Try the auth template

orats project myauthapp --template auth --pg-password foo

Auth FAQ

What do those flags do?

You should read the try the base template section to get an idea of what they do.

What do I need to configure for development?

You may want to change ACTION_MAILER_DEVISE_DEFAULT_FROM in .env.

What do I need to configure for production?

You will want to change ACTION_MAILER_DEVISE_DEFAULT_FROM in inventory/group_vars/all.yml.

Custom

You can pass custom templates into both the project and playbook commands . It works exactly like passing a custom application template to rails new.

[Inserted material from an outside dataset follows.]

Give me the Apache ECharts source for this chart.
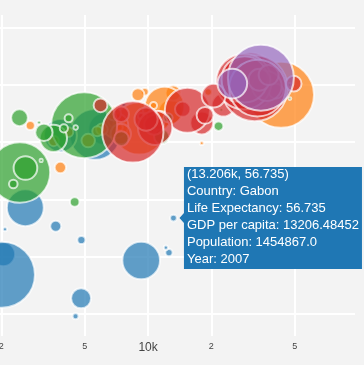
<!DOCTYPE html>
<html>
<head>
<meta charset="utf-8">
<script src="https://cdn.jsdelivr.net/npm/echarts@6/dist/echarts.min.js"></script>
<style>
html,body{margin:0;padding:0;background:rgb(243,243,243);}
#chart{width:364px;height:365px;}
</style>
</head>
<body>
<div id="chart"></div>
<script>
// ---- Data: Gapminder 2007 ----
const africaNames = ["Algeria","Angola","Benin","Botswana","Burkina Faso","Burundi","Cameroon","Central African Republic","Chad","Comoros","Congo, Dem. Rep.","Congo, Rep.","Cote d'Ivoire","Djibouti","Egypt","Equatorial Guinea","Eritrea","Ethiopia","Gabon","Gambia","Ghana","Guinea","Guinea-Bissau","Kenya","Lesotho","Liberia","Libya","Madagascar","Malawi","Mali","Mauritania","Mauritius","Morocco","Mozambique","Namibia","Niger","Nigeria","Reunion","Rwanda","Sao Tome and Principe","Senegal","Sierra Leone","Somalia","South Africa","Sudan","Swaziland","Tanzania","Togo","Tunisia","Uganda","Zambia","Zimbabwe"];
const africaGdp = [6223.37,4797.23,1441.28,12569.85,1217.03,430.07,2042.10,706.02,1704.06,986.15,277.55,3632.56,1544.75,2082.48,5581.18,12154.09,641.37,690.81,13206.48452,752.75,1327.61,942.65,579.23,1463.25,1569.33,414.51,12057.50,1044.77,759.35,1042.58,1803.15,10956.99,3820.18,823.69,4811.06,619.68,2013.98,7670.12,863.09,1598.44,1712.47,862.54,926.14,9269.66,2602.39,4513.48,1107.48,882.97,7092.92,1056.38,1271.21,469.71];
const africaLife = [72.301,42.731,56.728,50.728,52.295,49.58,50.43,44.741,50.651,65.152,46.462,55.322,48.328,54.791,71.338,51.579,58.04,52.947,56.735,59.448,60.022,56.007,46.388,54.11,42.592,45.678,73.952,59.443,48.303,54.467,64.164,72.801,71.164,42.082,52.906,56.867,46.859,76.442,46.242,65.528,63.062,42.568,48.159,49.339,58.556,39.613,52.517,58.42,73.923,51.542,42.384,43.487];
const africaPop = [33333216,12420476,8078314,1639131,14326203,8390505,17696293,4369038,10238807,710960,64606759,3800610,18013409,496374,80264543,551201,4906585,76511887,1454867,1688359,22873338,9947814,1472041,35610177,2012649,3193942,6036914,19167654,13327079,12031795,3270065,1250882,33757175,19951656,2055080,12894865,135031164,798094,8860588,199579,12267493,6144562,9118773,43997828,42292929,1133066,38139640,5701579,10276158,29170398,11746035,12311143];

const americasNames = ["Argentina","Bolivia","Brazil","Canada","Chile","Colombia","Costa Rica","Cuba","Dominican Republic","Ecuador","El Salvador","Guatemala","Haiti","Honduras","Jamaica","Mexico","Nicaragua","Panama","Paraguay","Peru","Puerto Rico","Trinidad and Tobago","United States","Uruguay","Venezuela"];
const americasGdp = [12779.38,3822.14,9065.80,36319.24,13171.64,7006.58,9645.06,8948.10,6025.37,6873.26,5728.35,5186.05,1201.64,3548.33,7320.88,11977.57,2749.32,9809.19,4172.84,7408.91,19328.71,18008.51,42951.65,10611.46,11415.81];
const americasLife = [75.32,65.554,72.39,80.653,78.553,72.889,78.782,78.273,72.235,74.994,71.878,70.259,60.916,70.198,72.567,76.195,72.899,75.537,71.752,71.421,78.746,69.819,78.242,76.384,73.747];
const americasPop = [40301927,9119152,190010647,33390141,16284741,44227550,4133884,11416987,9319622,13755680,6939688,12572928,8502814,7483763,2780132,108700891,5675356,3242173,6667147,28674757,3942491,1056608,301139947,3447496,26084662];

const asiaNames = ["Afghanistan","Bahrain","Bangladesh","Cambodia","China","Hong Kong, China","India","Indonesia","Iran","Iraq","Israel","Japan","Jordan","Korea, Dem. Rep.","Korea, Rep.","Kuwait","Lebanon","Malaysia","Mongolia","Myanmar","Nepal","Oman","Pakistan","Philippines","Saudi Arabia","Singapore","Sri Lanka","Syria","Taiwan","Thailand","Vietnam","West Bank and Gaza","Yemen, Rep."];
const asiaGdp = [974.58,29796.05,1391.25,1713.78,4959.11,39724.98,2452.21,3540.65,11605.71,4471.06,25523.28,31656.07,4519.46,1593.07,23348.14,47306.99,10461.06,12451.66,3095.77,944.00,1091.36,22316.19,2605.95,3190.48,21654.83,47143.18,3970.10,4184.55,28718.28,7458.40,2441.58,3025.35,2280.77];
const asiaLife = [43.828,75.635,64.062,59.723,72.961,82.208,64.698,70.65,70.964,59.545,80.745,82.603,72.535,67.297,78.623,77.588,71.993,74.241,66.803,62.069,63.785,75.64,65.483,71.688,72.777,79.972,72.396,74.143,78.4,70.616,74.249,73.422,62.698];
const asiaPop = [31889923,708573,150448339,14131858,1318683096,6980412,1110396331,223547000,69453570,27499638,6426679,127467972,6053193,23301725,49044790,2505559,3921278,24821286,2874127,47761980,28901790,3204897,169270617,91077287,27601038,4553009,20378239,19314747,23174294,65068149,85262356,4018332,22211743];

const europeNames = ["Albania","Austria","Belgium","Bosnia and Herzegovina","Bulgaria","Croatia","Czech Republic","Denmark","Finland","France","Germany","Greece","Hungary","Iceland","Ireland","Italy","Montenegro","Netherlands","Norway","Poland","Portugal","Romania","Serbia","Slovak Republic","Slovenia","Spain","Sweden","Switzerland","Turkey","United Kingdom"];
const europeGdp = [5937.03,36126.49,33692.61,7446.30,10680.79,14619.22,22833.31,35278.42,33207.08,30470.02,32170.37,27538.41,18008.94,36180.79,40676.00,28569.72,9253.90,36797.93,49357.19,15389.92,20509.65,10808.48,9786.53,18678.31,25768.26,28821.06,33859.75,37506.42,8458.28,33203.26];
const europeLife = [76.423,79.829,79.441,74.852,73.005,75.748,76.486,78.332,79.313,80.657,79.406,79.483,73.338,81.757,78.885,80.546,74.543,79.762,80.196,75.563,78.098,72.476,74.002,74.663,77.926,80.941,80.884,81.701,71.777,79.425];
const europePop = [3600523,8199783,10392226,4552198,7322858,4493312,10228744,5468120,5238460,61083916,82400996,10706290,9956108,301931,4109086,58147733,684736,16570613,4627926,38518241,10642836,22276056,10150265,5447502,2009245,40448191,9031088,7554661,71158647,60776238];

const oceaniaNames = ["Australia","New Zealand"];
const oceaniaGdp = [34435.37,25185.01];
const oceaniaLife = [81.235,80.204];
const oceaniaPop = [20434176,4115771];

const continentNames = ["Africa","Americas","Asia","Europe","Oceania"];
const continentColors = ["#1f77b4","#ff7f0e","#2ca02c","#d62728","#9467bd"];

const xTickValues = [2000, 5000, 10000, 20000, 50000];
const xTickLabels = ["2", "5", "10k", "2", "5"];
const yTickValues = [40, 50, 60, 70, 80, 90];

const hoverCountry = "Gabon";
const hoverYear = 2007;

// ---- Build ----
const groups = [
  [africaNames, africaGdp, africaLife, africaPop],
  [americasNames, americasGdp, americasLife, americasPop],
  [asiaNames, asiaGdp, asiaLife, asiaPop],
  [europeNames, europeGdp, europeLife, europePop],
  [oceaniaNames, oceaniaGdp, oceaniaLife, oceaniaPop]
];
const MAX_D = 66;
const FONT = '"Liberation Sans", Arial, Helvetica, sans-serif';

const series = groups.map((g, ci) => {
  const [names, gdp, life, pop] = g;
  const maxPop = Math.max.apply(null, pop);
  return {
    type: 'scatter',
    name: continentNames[ci],
    data: names.map((n, i) => ({name: n, value: [Math.log10(gdp[i]), life[i], pop[i]]})),
    symbol: 'circle',
    symbolSize: v => MAX_D * Math.sqrt(v[2] / maxPop),
    itemStyle: {color: continentColors[ci], borderColor: '#ffffff', borderWidth: 2, opacity: 0.7},
    emphasis: {disabled: true},
    silent: true,
    animation: false
  };
});

const xTickLogs = xTickValues.map(v => Math.log10(v));

const chart = echarts.init(document.getElementById('chart'), null, {renderer: 'canvas'});
chart.setOption({
  backgroundColor: 'rgb(243,243,243)',
  animation: false,
  grid: {left: 0, right: 9, top: 15, bottom: 29, containLabel: false, outerBoundsMode: 'none'},
  xAxis: {
    type: 'value',
    min: 3.2948, max: 4.9853,
    axisLine: {show: false},
    axisTick: {show: false, customValues: xTickLogs},
    splitLine: {show: true, lineStyle: {color: '#ffffff', width: 2}},
    axisLabel: {
      customValues: xTickLogs,
      margin: 6,
      color: '#444',
      fontFamily: FONT,
      hideOverlap: false,
      formatter: function (v) {
        let best = 0, bd = Infinity;
        xTickLogs.forEach((t, i) => { const d = Math.abs(t - v); if (d < bd) { bd = d; best = i; } });
        const lab = xTickLabels[best];
        return lab.length > 1 ? '{big|' + lab + '}' : '{small|' + lab + '}';
      },
      rich: {
        big: {fontSize: 12, color: '#444', fontFamily: FONT, verticalAlign: 'top'},
        small: {fontSize: 9, color: '#444', fontFamily: FONT, verticalAlign: 'top'}
      }
    }
  },
  yAxis: {
    type: 'value',
    min: 36.16, max: 92.18,
    axisLine: {show: false},
    axisTick: {show: false, customValues: yTickValues},
    axisLabel: {show: false, customValues: yTickValues},
    splitLine: {show: true, lineStyle: {color: '#ffffff', width: 2}}
  },
  series: series
});

// ---- Hover label (Plotly-style) for Gabon ----
const hi = africaNames.indexOf(hoverCountry);
const hGdp = africaGdp[hi], hLife = africaLife[hi], hPop = africaPop[hi];
const p = chart.convertToPixel({gridIndex: 0}, [Math.log10(hGdp), hLife]);
const lines = [
  '(' + (hGdp / 1000).toFixed(3) + 'k, ' + hLife + ')',
  'Country: ' + hoverCountry,
  'Life Expectancy: ' + hLife,
  'GDP per capita: ' + hGdp,
  'Population: ' + hPop.toFixed(1),
  'Year: ' + hoverYear
];
const ctx = document.createElement('canvas').getContext('2d');
ctx.font = '13px ' + FONT;
let tw = 0;
lines.forEach(l => { tw = Math.max(tw, ctx.measureText(l).width); });
const LH = 17;
const boxW = tw + 6;
const boxH = lines.length * LH;
const tipX = p[0] + 6;
const bx = tipX + 4.5;
const cy = p[1];
chart.setOption({
  graphic: [{
    type: 'group',
    z: 100,
    children: [
      {
        type: 'polygon',
        shape: {points: [
          [tipX, cy], [bx, cy - 5], [bx, cy - boxH / 2], [bx + boxW, cy - boxH / 2],
          [bx + boxW, cy + boxH / 2], [bx, cy + boxH / 2], [bx, cy + 5]
        ]},
        style: {fill: continentColors[0], stroke: null}
      },
      {
        type: 'text',
        x: bx + 3,
        y: cy - boxH / 2 - 1,
        style: {
          text: lines.join('\n'),
          fill: '#ffffff',
          font: '13px ' + FONT,
          lineHeight: LH,
          verticalAlign: 'top',
          align: 'left'
        }
      }
    ]
  }]
});
</script>
</body>
</html>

Pass in a custom template by providing the --custom flag along with either a local path or a URL.

Here is a simple example of a custom template:

# /tmp/foo.rb

file 'app/components/foo.rb', <<-S
  class Foo
  end
S

Try the custom template

orats project /tmp/customexample -p foo --custom /tmp/foo.rb

Custom FAQ

Any guides on how to make custom templates?

There's the official rails guide on custom application templates.

You can also view the orats project templates to use as inspiration. All of the template files are self contained.